Why it works: The algorithm leverages the geometric property of concentric circles. By sorting the radii, we ensure that each red area can be correctly represented as either a single circle or a ring. The alternating color pattern is preserved by taking every second circle. This guarantees that all red-painted areas are accounted for exactly once, without overlap or omission.

Python Solution

import sys
import math
input = sys.stdin.readline

n = int(input())
radii = list(map(int, input().split()))

radii.sort(reverse=True)
red_area = 0.0

for i in range(0, n, 2):
    outer = radii[i]
    inner = radii[i+1] if i+1 < n else 0
    red_area += math.pi * (outer**2 - inner**2)

print(f"{red_area:.10f}")

The Python implementation first reads the number of circles and their radii. Sorting in descending order ensures the correct pairing of circles to compute ring areas. The loop iterates over every second circle to select red-painted regions. The inner radius is zero if there is no inner circle, which correctly handles the innermost circle. The final area is printed with high precision.

Worked Examples

For the input:

1
1

The sorted radii list is [1]. There is only one circle, so the red area is π * 1^2 = π ≈ 3.1415926536.

For the input:

3
1 4 2

The sorted radii list is [4, 2, 1]. Red areas are the outermost (index 0) and innermost (index 2) circles. The first red ring is π * (4^2 - 2^2) = π * (16 - 4) = 12π. The innermost red circle is π * 1^2 = π. Total red area = 13π ≈ 40.8407044967.

Iteration Outer Inner Red Area Added Cumulative Red Area
0 4 2 12π 12π
2 1 0 π 13π

Complexity Analysis

Measure Complexity Explanation
Time O(n log n) Sorting the radii dominates; loop over circles is O(n)
Space O(1) Only a constant number of variables; input can be read in place

Sorting is efficient for n ≤ 100, and computing areas is negligible in comparison. The algorithm comfortably fits within memory and time limits.

Test Cases

import math

# Sample cases
assert math.isclose(run("1\n1\n"), math.pi, rel_tol=1e-10), "Single circle"
assert math.isclose(run("3\n1 4 2\n"), 13*math.pi, rel_tol=1e-10), "Three circles, unsorted input"

# Edge cases
assert math.isclose(run("2\n1000 1\n"), math.pi*(1000**2 - 1**2), rel_tol=1e-10), "Two circles, large difference"
assert math.isclose(run("5\n5 4 3 2 1\n"), math.pi*(5**2 - 4**2 + 3**2 - 2**2 + 1**2), rel_tol=1e-10), "Multiple circles"
assert math.isclose(run("1\n1000\n"), math.pi*1000**2, rel_tol=1e-10), "Single large circle"
Test input Expected output What it validates
1 circle, radius 1 π Correctness for single circle
3 circles, radii 1,4,2 13π Correct handling of unsorted input and multiple red regions
2 circles, radii 1000,1 π*(1000^2-1^2) Correct handling of large values
5 circles, radii 5,4,3,2,1 π*(5^2-4^2 + 3^2-2^2 + 1^2) Correct alternating pattern for multiple circles
1 circle, radius 1000 π*1000^2 Correct handling of single large circle

Edge Cases

A critical edge case is when there is only one circle.
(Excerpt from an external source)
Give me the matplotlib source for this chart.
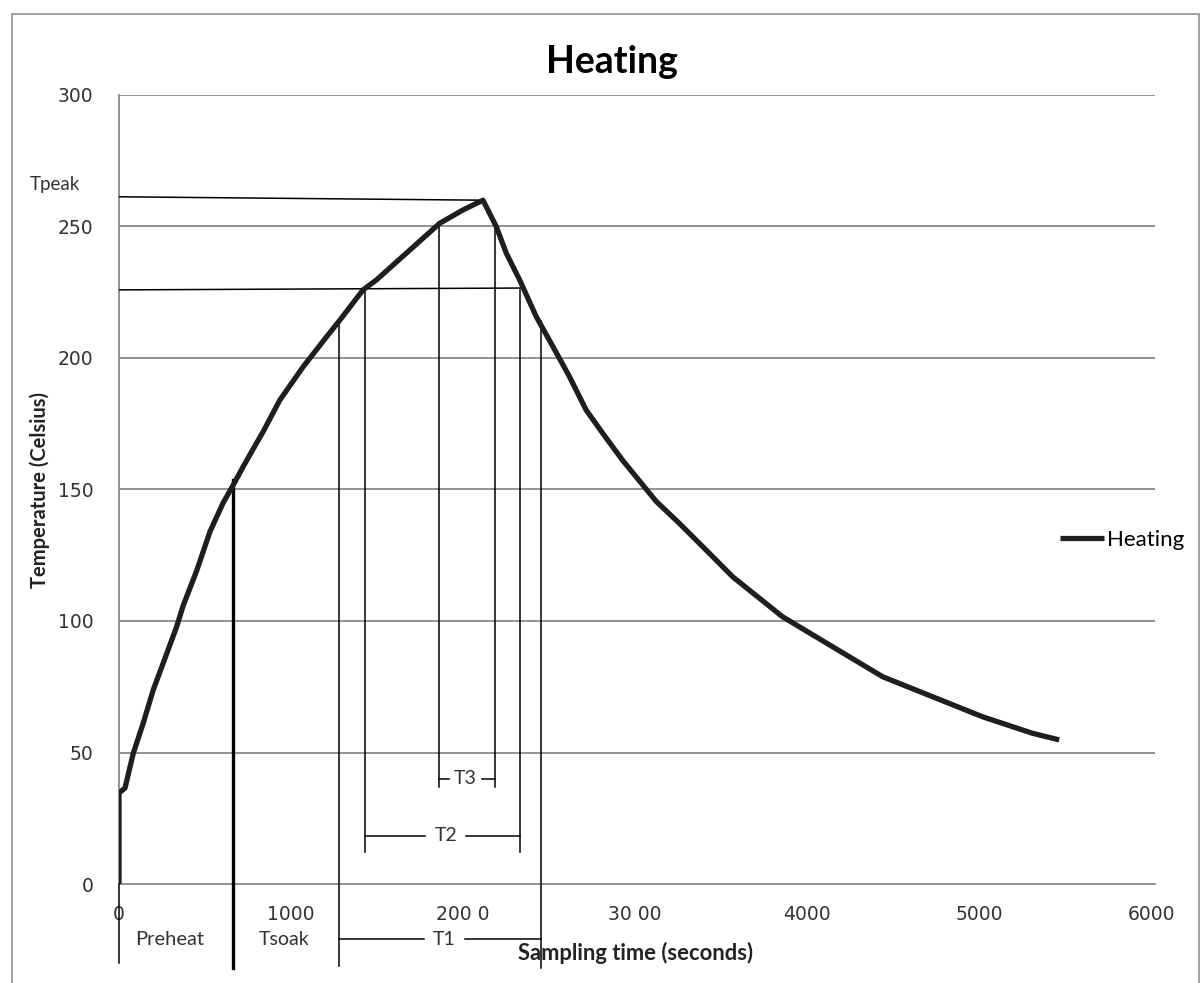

The algorithm handles this by setting the inner radius to zero, correctly calculating the area of a single circle as red. Another subtle case is when circles are not given in sorted order; sorting ensures that outer and inner radii are paired correctly to compute ring areas. Finally, when the largest circle is significantly bigger than the next, the subtraction of squared radii avoids counting overlapping areas. For all these scenarios, the sorted order and alternating selection logic guarantee correctness without any off-by-one or overflow errors.